One of the desks below Clay’s had been vacant while he spoke. It was a desk near the center of the Chamber, third from the aisle in the second row on the right—Calhoun’s desk. Calhoun’s boardinghouse was just across from the Capitol, but Calhoun was too ill to attend. When he read Clay’s speech in the newspapers, though, he determined to reply, and his supporters said he would be present on March 4. The galleries again were packed, the walls were lined with spectators, and shortly after noon Calhoun came. “He was emaciated and feeble,” one of his biographers has recounted, “his sallow cheeks sunken, his lon
g hair now almost white, his step short.” He had hoped to deliver his own speech, but he didn’t have the strength. While Senator James Mason of Virginia, standing at his shoulder, read the words Calhoun had written, Calhoun sat at his desk, with a great black coat drawn around him, and a journalist described “his eyes glowing … as he glanced at Senators upon whom he desired to have certain passages make an impression.” And the speech was as defiant as ever.
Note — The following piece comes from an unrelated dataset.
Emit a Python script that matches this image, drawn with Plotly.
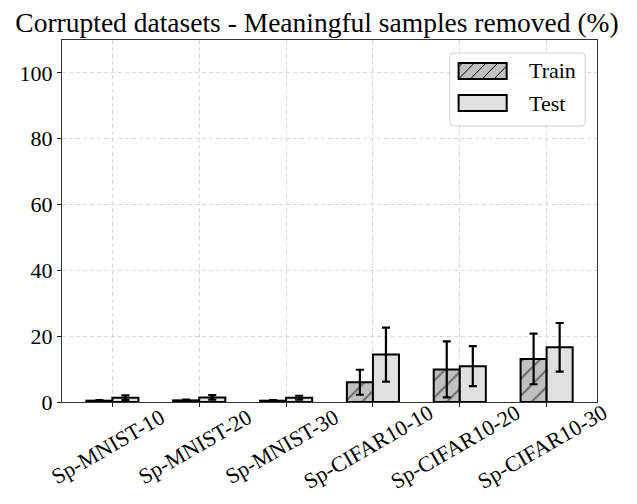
import plotly.graph_objects as go

categories = ["Sp-MNIST-10", "Sp-MNIST-20", "Sp-MNIST-30",
              "Sp-CIFAR10-10", "Sp-CIFAR10-20", "Sp-CIFAR10-30"]
train_mean = [0.4, 0.5, 0.4, 6.0, 9.9, 13.1]
train_err = [0.2, 0.2, 0.2, 3.8, 8.5, 7.7]
test_mean = [1.3, 1.4, 1.3, 14.4, 10.9, 16.6]
test_err = [0.7, 0.7, 0.6, 8.2, 6.1, 7.4]
y_ticks = [0, 20, 40, 60, 80, 100]

FONT = "Liberation Serif"
OFF = 8  # default page body margin
W, H = 637 - OFF, 504 - OFF
# plot area in page pixels
PL, PR, PT, PB = 52, 597, 40, 402
L, T = PL - OFF, PT - OFF
R, B = W - (PR - OFF), H - (PB - OFF)
PW, PH = PR - PL, PB - PT

x = list(range(len(categories)))

fig = go.Figure()
fig.add_trace(go.Bar(
    x=x, y=train_mean, name="Train", showlegend=False,
    marker=dict(color="#c0c0c0", line=dict(color="black", width=2),
                pattern=dict(shape="/", fgcolor="black", bgcolor="#c0c0c0",
                             size=12, solidity=0.15)),
    error_y=dict(type="data", array=train_err, color="black", thickness=2.2, width=4),
))
fig.add_trace(go.Bar(
    x=x, y=test_mean, name="Test", showlegend=False,
    marker=dict(color="#e0e0e0", line=dict(color="black", width=2)),
    error_y=dict(type="data", array=test_err, color="black", thickness=2.2, width=4),
))


def px(xp):
    return (xp - PL) / PW


def py(yp):
    return (PB - yp) / PH


shapes = []
# legend frame (rounded)
x0, x1, y0, y1 = 447, 585, 53, 126
r = 4
path = (f"M {px(x0 + r)},{py(y0)} L {px(x1 - r)},{py(y0)} "
        f"Q {px(x1)},{py(y0)} {px(x1)},{py(y0 + r)} L {px(x1)},{py(y1 - r)} "
        f"Q {px(x1)},{py(y1)} {px(x1 - r)},{py(y1)} L {px(x0 + r)},{py(y1)} "
        f"Q {px(x0)},{py(y1)} {px(x0)},{py(y1 - r)} L {px(x0)},{py(y0 + r)} "
        f"Q {px(x0)},{py(y0)} {px(x0 + r)},{py(y0)} Z")
shapes.append(dict(type="path", xref="paper", yref="paper", path=path,
                   fillcolor="rgba(255,255,255,0.8)", line=dict(color="#d0d0d0", width=1)))
# train swatch
sx0, sx1, ty0, ty1 = 456, 505, 63, 79
shapes.append(dict(type="rect", xref="paper", yref="paper",
                   x0=px(sx0), x1=px(sx1), y0=py(ty1), y1=py(ty0),
                   fillcolor="#c0c0c0", line=dict(width=0)))
hp = ""
step = 12
h = ty1 - ty0
for k in range(-2, 8):
    xa = sx0 + k * step
    xb = xa + h
    ya, yb = ty1, ty0
    if xa < sx0:
        ya = ty1 - (sx0 - xa)
        xa = sx0
    if xb > sx1:
        yb = ty0 + (xb - sx1)
        xb = sx1
    if xa < xb:
        hp += f"M {px(xa)},{py(ya)} L {px(xb)},{py(yb)} "
shapes.append(dict(type="path", xref="paper", yref="paper", path=hp,
                   line=dict(color="black", width=1)))
shapes.append(dict(type="rect", xref="paper", yref="paper",
                   x0=px(sx0), x1=px(sx1), y0=py(ty1), y1=py(ty0),
                   line=dict(color="black", width=2)))
# test swatch
ey0, ey1 = 95, 111
shapes.append(dict(type="rect", xref="paper", yref="paper",
                   x0=px(sx0), x1=px(sx1), y0=py(ey1), y1=py(ey0),
                   fillcolor="#e0e0e0", line=dict(color="black", width=2)))

annotations = [
    dict(text="Train", xref="paper", yref="paper", x=px(526), y=py(71),
         xanchor="left", yanchor="middle", showarrow=False,
         font=dict(family=FONT, size=22, color="black")),
    dict(text="Test", xref="paper", yref="paper", x=px(526), y=py(103),
         xanchor="left", yanchor="middle", showarrow=False,
         font=dict(family=FONT, size=22, color="black")),
]
# centred rotated category labels (matplotlib-style rotation=30, ha=center)
for xi, lab in zip(x, categories):
    annotations.append(dict(
        text=lab, xref="x", yref="paper", x=xi, y=py(453),
        xanchor="center", yanchor="middle", textangle=-30, showarrow=False,
        xshift=-4, yshift=6,
        font=dict(family=FONT, size=22, color="black")))

fig.update_layout(
    width=W, height=H,
    margin=dict(l=L, r=R, t=T, b=B),
    paper_bgcolor="white", plot_bgcolor="white",
    barmode="group", bargap=0.4, bargroupgap=0,
    font=dict(family=FONT, size=22, color="black"),
    title=dict(text="Corrupted datasets - Meaningful samples removed (%)",
               x=(317 - OFF) / W, xref="container", xanchor="center",
               y=1 - (22 - OFF) / H, yanchor="middle",
               font=dict(family=FONT, size=27.5, color="black")),
    shapes=shapes, annotations=annotations,
)
fig.update_xaxes(
    range=[-0.58, 5.58], tickmode="array", tickvals=x, showticklabels=False,
    ticks="outside", ticklen=4, tickcolor="#222",
    showline=True, linecolor="#333", linewidth=1, mirror=True,
    showgrid=True, gridcolor="#d8d8d8", griddash="4px,3px", gridwidth=1,
    zeroline=False,
)
fig.update_yaxes(
    range=[0, 110], tickmode="array", tickvals=y_ticks,
    ticks="outside", ticklen=4, tickcolor="#222",
    showline=True, linecolor="#333", linewidth=1, mirror=True,
    showgrid=True, gridcolor="#d8d8d8", griddash="4px,3px", gridwidth=1,
    zeroline=False, tickfont=dict(family=FONT, size=22),
)

fig.write_html("out.html")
It was on a great theme—“the greatest and gravest question that can ever come under your consideration: How can the union be preserved?”—and he said the question had a simple answer: Only by adopting measures to assure the southern states that they could remain in the Union “consistently with their honor and safety.” The speech rallied the South—against the compromise—and when, on March 7, 1849, Webster stood to reply to Calhoun, at his desk also near the center of the Chamber, “not since the Reply to Hayne did the fate of the nation seem to hang so fatefully on the wisdom, eloquence and power of one man.” Standing in the same Chamber, on almost the same spot, twenty years before, Black Dan Webster had given a speech that would live in history. Now he began another such speech: “Mr. President, I wish to speak today, not as a Massachusetts man, nor as a northern man, but as an American, and a member of the Senate of the United States. It is fortunate that there is a Senate of the United States; a body … to which the country looks with confidence, for wise, moderate, patriotic and healing counsels.” Webster, too, was old, but his voice still pealed through that Chamber like an organ, rolling across the long arc of desks and the crowded galleries as he continued: “I speak today for the preservation of the Union. Hear me for my cause.”